Modesty sobered his ambition without weakening it. Though Bing insisted he was a mildly talented, profoundly lucky entertainer
(never an artist), he did not turn to Providence to guide his career; he relied on hard work and astute, obstinate bargaining.
Bing had reason to credit his success to the help and advice of others, yet he was the one who pulled the strings in forging
an entertainment corporation without precedent. If Bing was disinclined to make claims for his gifts, he wagered aggressively
on his market value. His reputation for knowing his own mind grew in the early 1930s as he played simultaneous career chess
with the bosses of movies, records, and radio, casually moving his pieces until one opponent after another conceded defeat.

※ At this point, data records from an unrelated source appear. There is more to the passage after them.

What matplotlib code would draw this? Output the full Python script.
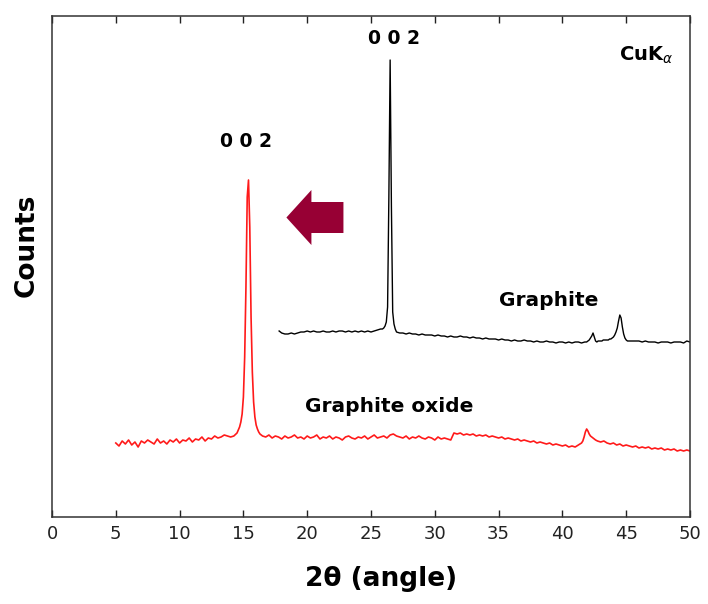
import numpy as np
import matplotlib
matplotlib.use("Agg")
import matplotlib.pyplot as plt
from matplotlib.patches import FancyArrow

# ---------------- data (arbitrary counts) ----------------
# Graphite oxide (red)
go_x = np.concatenate([
    np.arange(5.0, 14.5 + 1e-9, 0.25),
    np.arange(14.6, 16.4 + 1e-9, 0.1),
    np.arange(16.5, 31.25 + 1e-9, 0.25),
    np.arange(31.5, 41.5 + 1e-9, 0.25),
    np.arange(41.6, 42.6 + 1e-9, 0.1),
    np.arange(42.75, 50.0 + 1e-9, 0.25),
])
go_y = np.array([
    # 5.0 - 14.5
    74, 71, 76, 73, 77, 72, 75, 70, 76, 74,
    77, 75, 73, 78, 74, 76, 73, 77, 75, 78,
    74, 77, 76, 79, 75, 78, 77, 80, 76, 79,
    78, 81, 79, 80, 82, 81, 80, 81, 84,
    # 14.6 - 16.4 (002 peak)
    87, 90, 95, 103, 120, 160, 230, 320, 337, 290,
    200, 145, 115, 100, 92, 88, 85, 83, 82,
    # 16.5 - 31.25
    81, 80, 82, 79, 81, 80, 78, 81, 79, 80,
    82, 79, 80, 78, 81, 79, 80, 82, 78, 80,
    79, 81, 78, 80, 79, 77, 80, 81, 79, 78,
    80, 79, 81, 78, 80, 82, 79, 80, 81, 79,
    82, 83, 81, 80, 79, 81, 78, 80, 79, 81,
    79, 78, 80, 79, 77, 80, 78, 79, 78, 77,
    # 31.5 - 41.5
    84, 83, 84, 82, 83, 82, 83, 81, 82, 81,
    82, 80, 81, 80, 79, 80, 78, 79, 78, 77,
    78, 76, 77, 76, 75, 76, 74, 75, 74, 73,
    74, 72, 73, 72, 71, 72, 70, 71, 70, 72, 74,
    # 41.6 - 42.6
    76, 80, 85, 88, 86, 83, 81, 80, 79, 78, 77,
    # 42.75 - 50
    76, 75, 76, 74, 73, 74, 72, 73, 71, 72,
    71, 70, 71, 69, 70, 69, 70, 68, 69, 68,
    69, 67, 68, 67, 68, 66, 67, 66, 67, 66,
], dtype=float)

# Graphite (black)
gr_x = np.concatenate([
    [17.8],
    np.arange(18.0, 25.75 + 1e-9, 0.25),
    np.arange(25.9, 27.0 + 1e-9, 0.1),
    np.arange(27.25, 41.75 + 1e-9, 0.25),
    np.arange(41.9, 45.5 + 1e-9, 0.1),
    np.arange(45.75, 50.0 + 1e-9, 0.25),
])
gr_y = np.array([
    186,
    # 18.0 - 25.75
    184, 183, 183, 184, 183, 184, 185, 185,
    186, 185, 186, 185, 185, 186, 185, 185,
    186, 185, 186, 186, 185, 186, 185, 186,
    185, 186, 185, 186, 185, 186, 187, 188,
    # 25.9 - 27.0 (002 peak)
    188, 189, 191, 195, 210, 320, 457, 310, 205, 193, 188, 185,
    # 27.25 - 41.75
    184, 184, 183, 184, 183, 183, 182, 183, 182, 182,
    182, 181, 182, 181, 181, 180, 181, 180, 180, 181,
    180, 180, 179, 180, 179, 179, 178, 179, 178, 178,
    178, 177, 178, 177, 177, 176, 177, 176, 176, 177,
    176, 176, 175, 176, 175, 175, 176, 175, 175, 174,
    175, 175, 174, 175, 174, 175, 175, 174, 175,
    # 41.9 - 45.5
    175, 176, 177, 179, 181, 184, 180, 176, 175, 176, 176,
    176, 176, 177, 177, 177, 177, 177, 178, 178, 179,
    180, 182, 185, 189, 196, 202, 199, 190, 183, 179,
    177, 176, 176, 176, 176, 176,
    # 45.75 - 50
    176, 176, 175, 176, 175, 175, 175, 174, 175, 175,
    175, 174, 175, 175, 175, 174, 176, 175,
], dtype=float)

assert len(go_x) == len(go_y), (len(go_x), len(go_y))
assert len(gr_x) == len(gr_y), (len(gr_x), len(gr_y))

x_ticks = [0, 5, 10, 15, 20, 25, 30, 35, 40, 45, 50]

# ---------------- figure ----------------
fig = plt.figure(figsize=(7.08, 6.04), dpi=100)
ax = fig.add_axes([52/708, 1 - 517/604, (690 - 52)/708, (517 - 16)/604])

ax.plot(gr_x, gr_y, color="black", lw=1.0)
ax.plot(go_x, go_y, color="#ff1a1a", lw=1.2)

ax.set_xlim(0, 50)
ax.set_ylim(0, 501)
ax.set_xticks(x_ticks)
ax.set_yticks([])
ax.tick_params(axis="x", direction="in", length=5, width=1, top=True,
               labelsize=13, pad=6, colors="#222222")
for s in ax.spines.values():
    s.set_linewidth(1.1)
    s.set_color("#333333")

ax.set_xlabel("2θ (angle)", fontsize=19, fontweight="bold")
ax.xaxis.set_label_coords(0.515, -0.098)
ax.set_ylabel("Counts", fontsize=19, fontweight="bold")
ax.yaxis.set_label_coords(-0.02, 0.543)

# annotations
ax.text(26.8, 478, "0 0 2", fontsize=13.5, fontweight="bold", ha="center", va="center")
ax.text(15.2, 376, "0 0 2", fontsize=13.5, fontweight="bold", ha="center", va="center")
ax.text(46.6, 462, r"CuK$_{\alpha}$", fontsize=14, fontweight="bold", ha="center", va="center")
ax.text(38.9, 217, "Graphite", fontsize=14.5, fontweight="bold", ha="center", va="center")
ax.text(26.4, 111, "Graphite oxide", fontsize=14.5, fontweight="bold", ha="center", va="center")

arrow_tail_x, arrow_tip_x, arrow_y = 22.84, 18.37, 299.5
ax.add_patch(FancyArrow(arrow_tail_x, arrow_y, arrow_tip_x - arrow_tail_x, 0,
                        width=31, head_width=55, head_length=1.96,
                        length_includes_head=True, color="#970034", lw=0))

fig.savefig("out.png", dpi=100)
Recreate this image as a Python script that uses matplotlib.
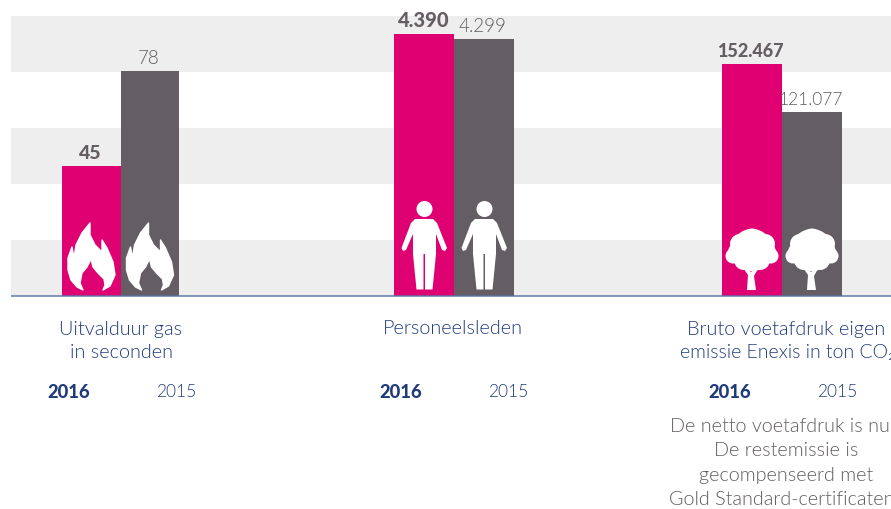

He knew that however much he might enrich himself, he could only enrich his masters more. As they accepted the unassailable
logic of his position, they lined up for a piece of the action. The emerging house of Crosby served as a template for subsequent
entertainers who gambled on the same trifecta: first recordings, then radio or television, finally Hollywood. Only Frank Sinatra
in the forties, Elvis Presley in the fifties, and Barbra Streisand in the sixties, each working the Crosby strategy, came
within hailing distance of his success — though a great many others tried — and only Bing and, to a far lesser degree, Sinatra
enjoyed a consistently successful broadcasting career, as opposed to specials and guest appearances. But career statistics
tell only a part of the story. No other pop icon has ever been so thoroughly, lovingly
liked
— liked and trusted. Bing’s naturalness made him credible to all, regardless of region, religion, race, or gender. He was
our most authentic chameleon, mirroring successive eras — through Prohibition, depression, war, anxiety, and affluence — without
ever being dramatic about it. He was discreet and steady. He was family.